Uzayan kol….

Merhum Abbas Sayar ‘Yozgat var Yozgatlı yok’ derken kastettiği neydi acaba!
Yozgat’ın boş sokaklarına mı dem vurdu, yoksa kalabalıklar arasında sahipsiz ve boş kalan sokaklara mı?
İğneyi mi batıralım yoksa çuvaldızı mı diye sorsam.
Her ikisi de münasip oluyor çoğu zaman dünyamıza.
Uzayan kol bizden olsun mantığı kimine göre alalade bir durum, kimine göre ise olmazsa olmaz.
Uzayan kol bizden olsun mantığını Yozgat özelinde liyakat kavramını, insani vasıfları, duruşu ve niyeti hiçe sayarak birincil şart olarak koşarsanız beyhude bir durumun içinde bulursunuz kendinizi.
Yozgat sınırları dışında bir unsur ön plana çıkacaksa onun adı kesinlikle ve kesinlikle Yozgatlılık kavramı olmalıdır.
Maalesef,
Sosyal medyada verdiğimiz pozları,
Sosyal medyada ortaya koyduğumuz o şirin duruşu,
Sosyal medyada ortaya koyduğumuz kalem erbaplığını,
Sosyal medyada ortaya koyduğumuz memleket milliyetçiliğini, reele, gerçek dünya yaşamına yansıtmada eksik ve yetersiz kalıyoruz.
Yeter ki bizden olan, bu şehrin topraklarından yetişmiş, bu şehrin ehliyeti ile makam sahibi olmuş bir kişi gelmesin gündeme.
Uzayan kol bizden olsun mantığı, zihin altında ve duvarlar arkasında aynen şu minvalde hayat buluyor:
‘Ondan bir şey olmaz…’
Kimden ne olacağına pekala karar veren mekanizma zat-ı alilerinden ne olup olmayacağı noktasında bir karara varıyor mudur?
Onun da yorumunu siz yapın.
Merhamet üzerine kurulu insanlığımızın hakikatinden yoksun bir merhametsizlikle (özellikle) bizden olana bakma acımasızlığı çıkıyor karşımıza.
Gururu paylaşmakta olabildiğince ketum ve pintiyiz.
Gururu daha çok karşıdakini canlı canlı gömmekte kullanıyor, hiç ediyoruz hem insanlığımızı hem de Yozgatlılık kavramını.
Sırf dünya görüşü (aynı partide olmasına rağmen) uymadığı için görevden alınması için hemşerisinin makamına dinamit koyan büyüklerimiz oldu bu şehirde,
Ve sırf Yozgatlı olmasın da kim olursa olsun mantığı ile kendinden olanı yok sayma, hiç pozisyonuna düşürme gafletinden çıkamıyoruz pek çok zaman.

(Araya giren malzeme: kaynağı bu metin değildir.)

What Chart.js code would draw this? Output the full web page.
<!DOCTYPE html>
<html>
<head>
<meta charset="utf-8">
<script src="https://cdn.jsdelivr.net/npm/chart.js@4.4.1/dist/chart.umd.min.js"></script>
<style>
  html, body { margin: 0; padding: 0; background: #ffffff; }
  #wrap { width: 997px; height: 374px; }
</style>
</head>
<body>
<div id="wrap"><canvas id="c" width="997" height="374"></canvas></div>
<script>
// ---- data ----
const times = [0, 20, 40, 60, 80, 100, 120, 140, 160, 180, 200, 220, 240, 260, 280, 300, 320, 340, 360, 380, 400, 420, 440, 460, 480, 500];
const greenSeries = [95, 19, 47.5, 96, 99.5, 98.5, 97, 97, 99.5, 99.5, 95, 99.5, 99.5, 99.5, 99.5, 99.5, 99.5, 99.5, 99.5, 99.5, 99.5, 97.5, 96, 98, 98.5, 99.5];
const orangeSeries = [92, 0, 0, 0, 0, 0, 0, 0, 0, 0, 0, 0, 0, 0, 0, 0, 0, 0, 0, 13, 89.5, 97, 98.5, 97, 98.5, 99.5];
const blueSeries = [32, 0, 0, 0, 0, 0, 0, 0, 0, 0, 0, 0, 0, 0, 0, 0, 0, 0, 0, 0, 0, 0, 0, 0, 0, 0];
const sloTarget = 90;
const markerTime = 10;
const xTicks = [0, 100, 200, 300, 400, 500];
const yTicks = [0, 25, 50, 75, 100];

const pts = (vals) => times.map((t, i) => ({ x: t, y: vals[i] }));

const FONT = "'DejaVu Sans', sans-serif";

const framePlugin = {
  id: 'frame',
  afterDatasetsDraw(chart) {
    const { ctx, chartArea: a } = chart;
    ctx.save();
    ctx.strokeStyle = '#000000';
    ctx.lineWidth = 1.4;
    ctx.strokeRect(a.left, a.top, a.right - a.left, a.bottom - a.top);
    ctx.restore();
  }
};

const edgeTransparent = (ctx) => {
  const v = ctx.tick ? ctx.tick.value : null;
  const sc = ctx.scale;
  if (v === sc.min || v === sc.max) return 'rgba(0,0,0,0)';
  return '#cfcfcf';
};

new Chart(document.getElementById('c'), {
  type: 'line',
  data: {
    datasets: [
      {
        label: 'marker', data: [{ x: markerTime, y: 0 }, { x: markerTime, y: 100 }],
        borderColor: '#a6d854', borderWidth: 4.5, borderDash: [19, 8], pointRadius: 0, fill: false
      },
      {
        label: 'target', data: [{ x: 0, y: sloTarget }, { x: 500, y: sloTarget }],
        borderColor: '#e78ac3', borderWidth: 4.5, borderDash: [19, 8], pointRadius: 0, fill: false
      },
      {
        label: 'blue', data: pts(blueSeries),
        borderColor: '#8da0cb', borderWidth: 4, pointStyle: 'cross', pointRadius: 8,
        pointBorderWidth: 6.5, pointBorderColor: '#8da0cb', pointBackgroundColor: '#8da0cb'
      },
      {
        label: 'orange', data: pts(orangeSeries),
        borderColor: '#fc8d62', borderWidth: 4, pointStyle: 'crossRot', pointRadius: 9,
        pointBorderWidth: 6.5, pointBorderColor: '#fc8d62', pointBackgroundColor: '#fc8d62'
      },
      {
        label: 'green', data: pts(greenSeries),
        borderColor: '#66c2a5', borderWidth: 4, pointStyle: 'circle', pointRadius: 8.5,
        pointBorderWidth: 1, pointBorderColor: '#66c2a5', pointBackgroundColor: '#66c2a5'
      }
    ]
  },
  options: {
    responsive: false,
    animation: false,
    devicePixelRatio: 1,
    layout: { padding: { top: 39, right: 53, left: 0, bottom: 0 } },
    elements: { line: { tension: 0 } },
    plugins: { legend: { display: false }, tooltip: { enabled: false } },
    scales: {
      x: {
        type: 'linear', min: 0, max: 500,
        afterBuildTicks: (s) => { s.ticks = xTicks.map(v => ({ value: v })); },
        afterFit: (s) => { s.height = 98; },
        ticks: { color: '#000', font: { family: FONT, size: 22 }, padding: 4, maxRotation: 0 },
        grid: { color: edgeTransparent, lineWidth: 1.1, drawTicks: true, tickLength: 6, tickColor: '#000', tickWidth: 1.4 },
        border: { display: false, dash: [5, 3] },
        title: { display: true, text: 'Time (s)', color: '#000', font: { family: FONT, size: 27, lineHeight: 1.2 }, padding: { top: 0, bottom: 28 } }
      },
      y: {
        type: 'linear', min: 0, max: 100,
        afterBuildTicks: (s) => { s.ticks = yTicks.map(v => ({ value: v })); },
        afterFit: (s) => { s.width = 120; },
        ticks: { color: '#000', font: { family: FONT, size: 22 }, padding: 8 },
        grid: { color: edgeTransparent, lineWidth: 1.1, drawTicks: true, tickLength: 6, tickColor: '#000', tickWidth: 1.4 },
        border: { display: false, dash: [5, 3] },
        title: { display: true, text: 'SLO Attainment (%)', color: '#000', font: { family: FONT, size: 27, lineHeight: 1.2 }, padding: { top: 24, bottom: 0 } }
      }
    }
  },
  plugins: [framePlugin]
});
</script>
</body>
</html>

Ondan bir şey olmaz, bizden bir şey olmaz mantıksızlığı ile uzayan kollarımızı, dallarımızı kesmedik mi?
Yozgat gibi ilişkilerin bu denli samimiyet (!) karinesi ile işlediği bir şehirde böylesine tezat bir mantık nasıl olursa hayatımızın tam ortasına büyük bir kaya parçası gibi oturur?
Uzayan kol bizden olsun mantığı gurbette işletebildiğimiz kadar güçlü ve etkiniz.

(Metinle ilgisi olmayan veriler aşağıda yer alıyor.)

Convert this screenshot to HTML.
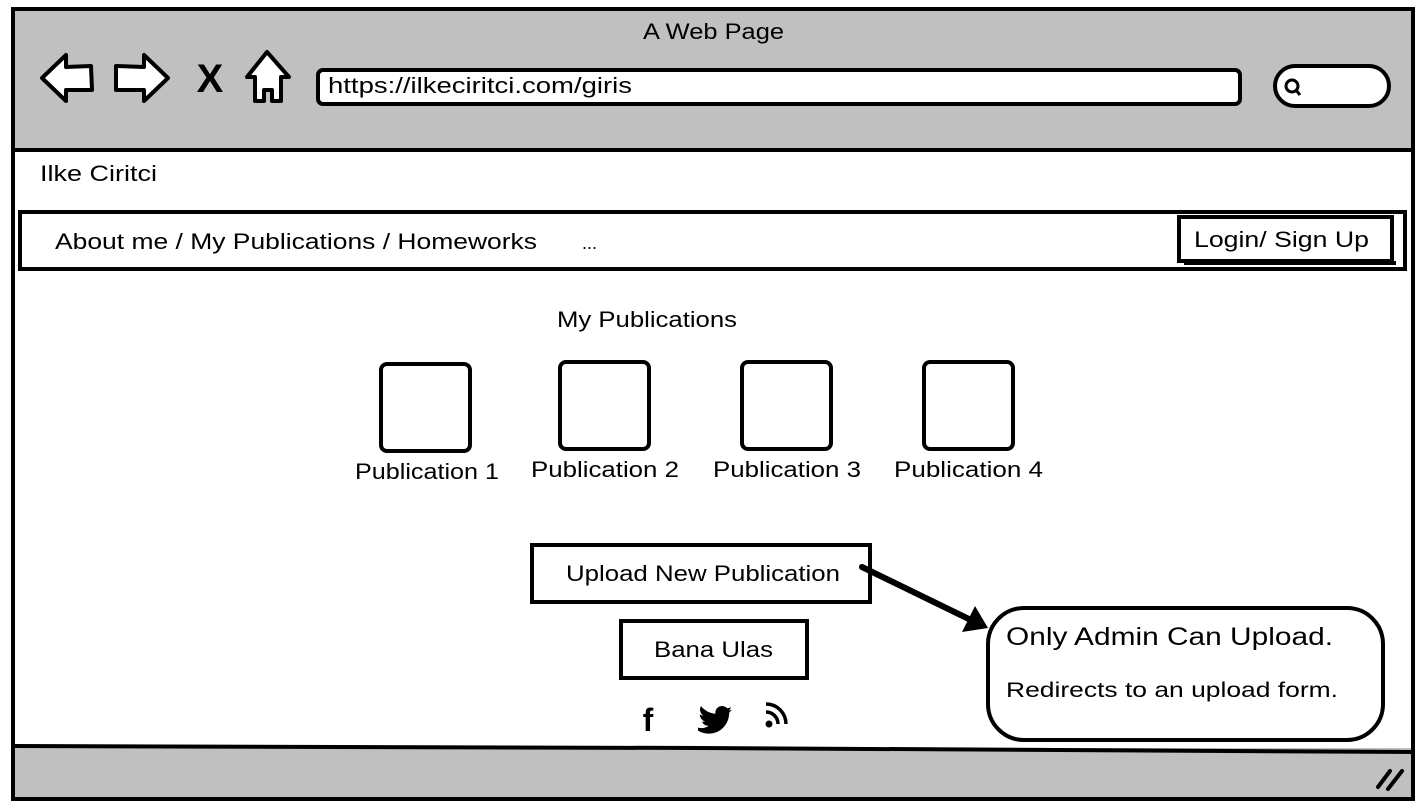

Her ne kadar bu durumun farkına gücü kaybettikçe varsak da Yozgatlı’yı Yozgat’ta yok eden zihniyet işte tam da bu zihniyet.
Bırakın abi uzayan kol bizden, içimizden, bu toprağın çocuklarından olsun.
O kollar kesilirse yarın gölgesinde solunacak bir dal bulamaz hale geleceğiz.